Das hatte Jesus nicht vorausgesehen. Der Vater im Himmel antwortet nicht. Aber zu Füßen des Kreuzes steht seine Mutter. Auch sie antwortet nicht. Sie ist einfach da. So wie sie bei ihm war, als er seinen ersten Atemzug tat, so auch jetzt, wenn er seinen letzten tut. Mutter und Sohn müssen nicht miteinander sprechen. Jesus kann für seine Mutter Vorsorge treffen – vielleicht das erste Mal in seinem Leben. Er bittet seinen Lieblingsjünger, Maria zu sich zu nehmen. Dann kann Jesus gehen. Seine letzten Worte: "Es ist vollbracht." (Joh 19,30).
IV: Ostern
Dass die Mama da war, als er scheiterte, das war ein Geschenk des himmlischen Vaters, da warf die Auferstehung schon ihr Licht voraus. Dieses Licht geht in seiner ganzen Fülle drei Tage nach der Hinrichtung auf. Das Licht des Ostersonntages überstrahlt allen Schmerz und alle Scham. Der Auferstandene vergibt den Jüngern, dass sie ihn im Stich gelassen hatten, und verspricht: "Ich bin bei euch alle Tage, bis an der Welt Ende." (Mt 28,20).
Mitten in diesem Licht: auch die Mutter, Maria. So, wie sie bis zu seinem Ende ihn nicht losgelassen hat, so lässt ihr auferstandener Sohn sie nicht los. Einmal wird sie sterben, dann wird sie wieder bei ihm sein.
Wir wissen von Maria aus Nazareth nicht viel. Daran beißt aber historisch keine Maus einen Faden ab: nach dem Tod und der Auferstehung Jesu haben Maria und Teile ihrer Familie zur Urgemeinde gefunden. Maria hat am Anfang "Ja", gesagt, und sie hat es auch am Ende getan. So hat sie Frieden gefunden.
Predigtabschluss
Zum Schluss noch zwei Bemerkungen.
Erstens: Ihr fragt vielleicht: Ist es wirklich so passiert, wie wir es heute erzählt haben? Natürlich nicht! Zu unserer Ehrenrettung können wir sagen: Wir haben nur erzählt, was auch in der Bibel steht, und nichts dazu erfunden. Aber seien wir ehrlich: Auch die biblischen Berichte ergeben kein eindeutiges Bild.
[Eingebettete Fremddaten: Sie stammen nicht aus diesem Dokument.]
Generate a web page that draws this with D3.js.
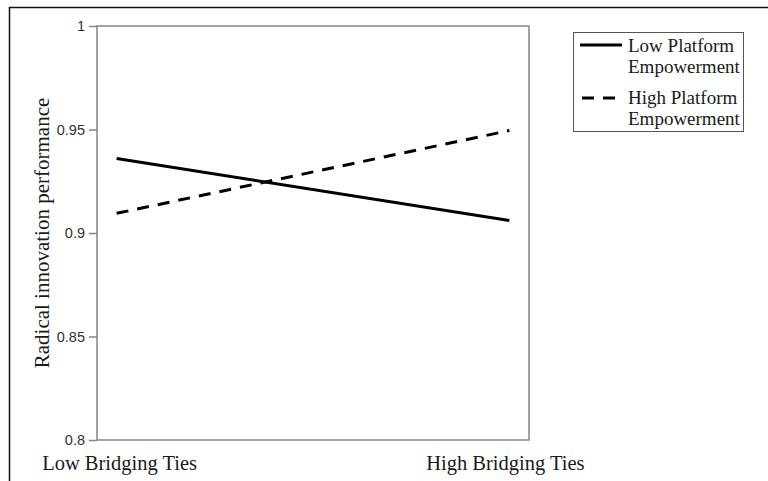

Und damit kommen wir zum Zweiten, zu unseren Anfangsfragen.
Versuchen wir mal eine Antwort:
War Maria schön? Das ist egal. War sie fromm? Ja, denn sie hat auf Gott gehört, mit Höhen und Tiefen, bis an ihr Lebensende. War sie lieb? Sie hat geliebt. Sie wurde geliebt. Sie wurde geliebt von dem Sohn, den sie nicht verstand. Wer versteht schon Jesus? Und diese Liebe, die höher ist als alle Vernunft, die hat sie bewahrt. Diese Liebe kann auch uns bewahren.
Ist Maria heute wichtig? Unbedingt! Sie kann für uns ein Vorbild sein.
In der Kirche beginnt mit dem Ersten Advent heute ein neues Kirchenjahr. Möge es ein gutes Jahr werden, für uns, für Maria Kolesnikowa und Gisèle Pélicot und alle anderen Kämpferinnen und auch Kämpfer, die sich für eine bessere Welt einsetzen. Möge es – und da strecke ich jetzt unseren katholischen Geschwistern ganz weit die Hand aus – ein gutes Jahr mit Maria werden. Einen gesegneten Advent!
Und der Friede Gottes, der höher ist als all unsere Vernunft, bewahre unsere Herzen und Sinne in Christus Jesus.